A shoeless crook held-up a Dundee Co-op with a screwdriver for tobacco and a lighter.
Nicholas McKenzie, 42, carried out his raid early one morning last December, just as the Brook Street store had opened.
He told the shop worker, Luke Hibbart, he would be taking the cash from his register, as he flashed the hilt of a blue item from inside his sleeve.
Although he believed it to be a knife, brave Mr Hibbart closed the till and the door to the cash desk area, preventing McKenzie getting any money.
McKenzie took the tobacco and lighter without paying and left the shop.
He was traced by police around an hour later, shoeless, covered in mud and badly injured.
‘You are going to empty your till’
Depute fiscal Gavin Barton told Dundee Sheriff Court: “At around 6.20am the accused (re) entered the store, having entered 20 minutes earlier, and headed straight to the checkout.
“The accused asked for tobacco and a lighter.
“He then told Mr Hibbart ‘you are going to empty your till’.

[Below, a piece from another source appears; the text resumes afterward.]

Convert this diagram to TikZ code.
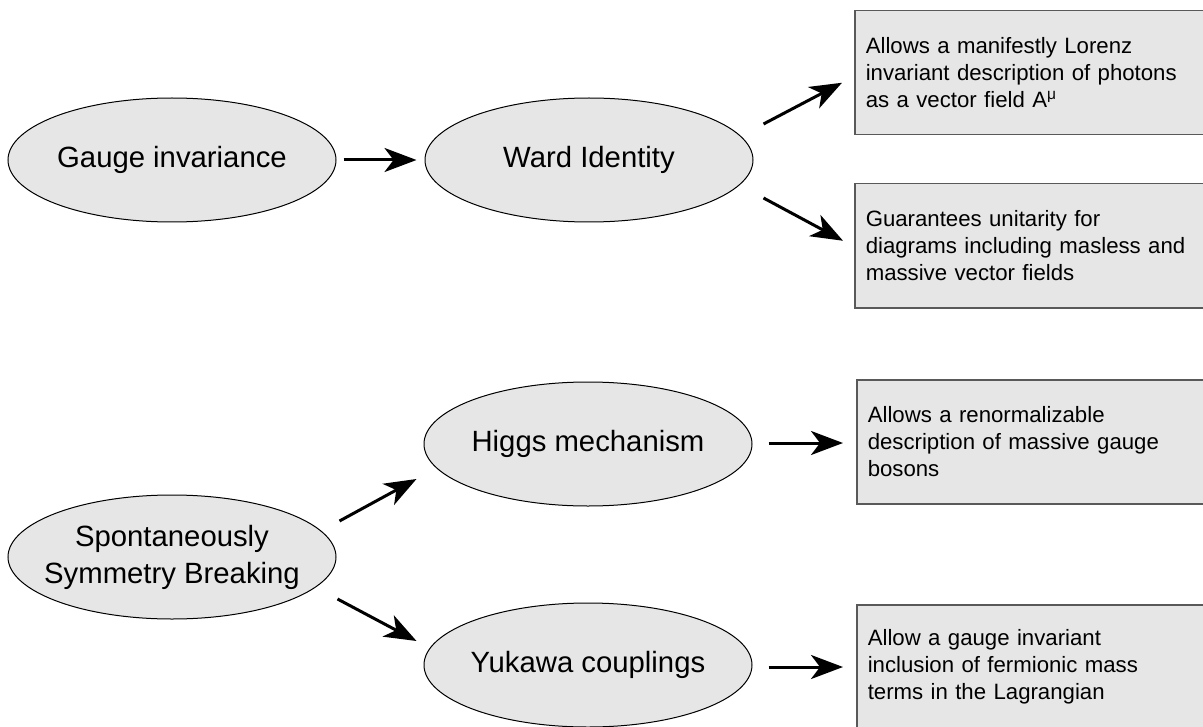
\documentclass[tikz,border=0pt]{standalone}
\usepackage{fontspec}
\setmainfont{Liberation Sans}
\usepackage{tikz}
\usetikzlibrary{arrows.meta,calc,shapes.geometric,positioning}
\definecolor{ovalfill}{HTML}{E6E6E6}
\definecolor{boxline}{HTML}{595959}
\begin{document}
\begin{tikzpicture}[x=0.5pt,y=-0.5pt,
  oval/.style={ellipse, draw=black, line width=0.5pt, fill=ovalfill,
    minimum width=164pt, minimum height=62pt, inner xsep=-20pt, inner ysep=0pt,
    align=center, font=\fontsize{14.65}{18.5}\selectfont},
  note/.style={rectangle, draw=boxline, line width=0.75pt, fill=ovalfill,
    anchor=north west, text width=164pt, inner xsep=5.5pt,
    minimum height=62pt, align=left, font=\fontsize{11.1}{13.5}\selectfont},
  arr/.style={line width=1.5pt, -{Stealth[length=16pt, width=12pt, inset=4.5pt]}}]
  \useasboundingbox (0,0) rectangle (1203,727);
  \node[oval](G) at (172,160) {Gauge invariance};
  \node[oval](W) at (589,160) {Ward Identity};
  \node[oval](H) at (588,444) {Higgs mechanism};
  \node[oval](S) at (172,557) {Spontaneously\\Symmetry Breaking};
  \node[oval](Y) at (588,665) {Yukawa couplings};
  \node[note](B1) at (854,10) {Allows a manifestly Lorenz\\
    invariant description of photons\\as a vector field A\textsuperscript{μ}};
  \node[note](B2) at (854,183) {Guarantees unitarity for\\
    diagrams including masless and\\massive vector fields};
  \node[note](B3) at (856,379) {Allows a renormalizable\\
    description of massive gauge\\bosons};
  \node[note](B4) at (856,604) {Allow a gauge invariant\\
    inclusion of fermionic mass\\terms in the Lagrangian};
  \draw[arr]($(G.east)+(7,0)$)--($(W.west)+(-8,0)$);
  \draw[arr]($(W.east)+(10,-36)$)--($(B1.west)+(-12,10)$);
  \draw[arr]($(W.east)+(10,38)$)--($(B2.west)+(-11,-5)$);
  \draw[arr]($(H.east)+(16,-1)$)--($(H.east-|B3.west)+(-13,-1)$);
  \draw[arr]($(S.east)+(3,-36)$)--($(H.west)+(-7,35)$);
  \draw[arr]($(S.east)+(1,42)$)--($(Y.west)+(-7,-24)$);
  \draw[arr]($(Y.east)+(16,2)$)--($(Y.east-|B4.west)+(-13,2)$);
\end{tikzpicture}
\end{document}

“He showed the top of the what the witness thought, initially, was a knife.
“Mr Hibbart closed the till.
“The accused responded ‘I’ll take this then’, taking the tobacco and lighter with him.
“He put the blue-handled item in his back pocket.
“Police traced the accused at around 7.50am. He was not wearing any shoes.
“An opened pouch of tobacco was found in his jacket pocket.
“At around 9.50am, PC McDonald, a dog handler, found the blue-handled screwdriver.”
Collapsed lung
In mitigation, defence solicitor Theo Finlay said his client had pled guilty at the earliest opportunity and had “no recollection” of events.
“It is significant he was found in the street, covered in mud and without shoes.
“He was taken to hospital and found to have a collapsed lung.
“He was detained in hospital for a week.
“He has suspicions about how he came about these injuries but no recollection at all.
“He admits he had consumed street Valium, he was staying at the hostel on Brewery Lane.
“During lockdown he became lonely and frustrated and succumbed to street Valium.
“He does not have a good record for this sort of thing.”
Jailing McKenzie for more than a year, Sheriff Alastair Carmichael said: “This is a serious offence involving the implied use of a weapon.
“You in effect held up a shopkeeper.”
McKenzie was sentenced to seven months for the offence and returned to prison to serve the remaining 160 days of an unexpired sentence from a previous conviction.